Todo esto lo consiente cada año el término municipal de El Escorial y se desarrolla en San Lorenzo de El Escorial, que por el hecho de tratarse de municipios distintos, aunque cómplices en su beneplácito, tratan de despistar a los ciudadanos que envían sus protestas, como ha pretendido el Ayuntamiento de San Lorenzo. Pero esos intentos de confundirnos no pueden ocultar su vergonzosa verdad.

La Federación de Protectoras de Animales de la Comunidad de Madrid (FAPAM), Ecologistas en Acción de Madrid y el mencionado CACMA han instado a los alcaldes de ambas localidades a que no permitan que se celebren de nuevo estas becerradas.
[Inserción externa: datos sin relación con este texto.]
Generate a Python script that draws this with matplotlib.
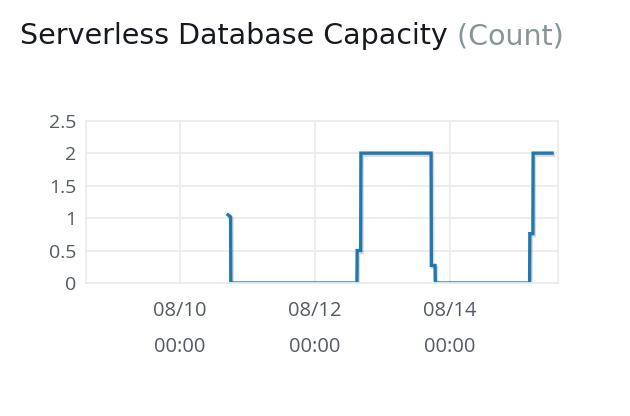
import matplotlib
matplotlib.use("Agg")
import matplotlib.pyplot as plt
import matplotlib.dates as mdates
import matplotlib.patheffects as pe
import pandas as pd

# capacity readings (timestamps where the value changes)
times = pd.to_datetime([
    "2023-08-10 17:05", "2023-08-10 18:00", "2023-08-10 18:05",
    "2023-08-12 15:00", "2023-08-12 15:05",
    "2023-08-12 16:20", "2023-08-12 16:25",
    "2023-08-13 17:25", "2023-08-13 17:30",
    "2023-08-13 18:50", "2023-08-13 18:55",
    "2023-08-15 04:30", "2023-08-15 04:35",
    "2023-08-15 05:40", "2023-08-15 05:45",
    "2023-08-15 12:30",
])
capacity = [1.05, 1.02, 0, 0, 0.5, 0.5, 2, 2, 0.27, 0.27, 0, 0, 0.76, 0.76, 2, 2]

x_start = pd.Timestamp("2023-08-08 14:30")
x_end = pd.Timestamp("2023-08-15 14:30")
x_ticks = pd.to_datetime(["2023-08-10", "2023-08-12", "2023-08-14"])
y_ticks = [0, 0.5, 1, 1.5, 2, 2.5]
y_labels = ["0", "0.5", "1", "1.5", "2", "2.5"]

title = "Serverless Database Capacity"
unit = " (Count)"

grid_c = "#eaeded"
text_c = "#545b64"

fig = plt.figure(figsize=(6.3, 4.16), dpi=100)
ax = fig.add_axes([0.1365, 0.3197, 0.7487, 0.3903])

ax.plot(times, capacity, color="#1f77b4", lw=2.4, solid_joinstyle="miter",
        path_effects=[pe.SimpleLineShadow(offset=(1, -1.5), alpha=0.15, shadow_color="black"),
                      pe.Normal()])

ax.set_xlim(x_start, x_end)
ax.set_ylim(0, 2.5)
ax.set_yticks(y_ticks)
ax.set_yticklabels(y_labels)
ax.set_xticks(x_ticks)
ax.xaxis.set_major_formatter(mdates.DateFormatter("%m/%d\n%H:%M"))

ax.grid(True, color=grid_c, lw=1.3)
ax.set_axisbelow(True)
for s in ax.spines.values():
    s.set_color(grid_c)
    s.set_linewidth(1.3)
ax.tick_params(length=0, colors=text_c, pad=7)
ax.tick_params(axis="y", labelsize=14)
ax.tick_params(axis="x", labelsize=14.5, pad=13)
for lab in ax.get_xticklabels() + ax.get_yticklabels():
    lab.set_fontfamily("Open Sans")
for lab in ax.get_xticklabels():
    lab.set_linespacing(2.05)

t1 = fig.text(20 / 630, 1 - 44 / 416, title, fontsize=20.5, color="#16191f",
              family="DejaVu Sans", va="baseline", ha="left")
fig.canvas.draw()
bb = t1.get_window_extent()
fig.text(bb.x1 / fig.bbox.width, 1 - 44 / 416, unit, fontsize=20.5, color="#879596",
         family="DejaVu Sans", va="baseline", ha="left")

fig.savefig("out.png", dpi=100)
No son las únicas: especialmente crueles son también las de Chinchón, Manzanares el Real o Los Molinos, como denuncia Matilde Cubilla, presidenta de FAPAM, que exige su prohibición. Mientras tanto, varios niños y niñas de la especie bovina son aún ignorantes del castigo que recibirán este verano por el simple hecho de existir en esta España que no acaba de horrorizarse del todo.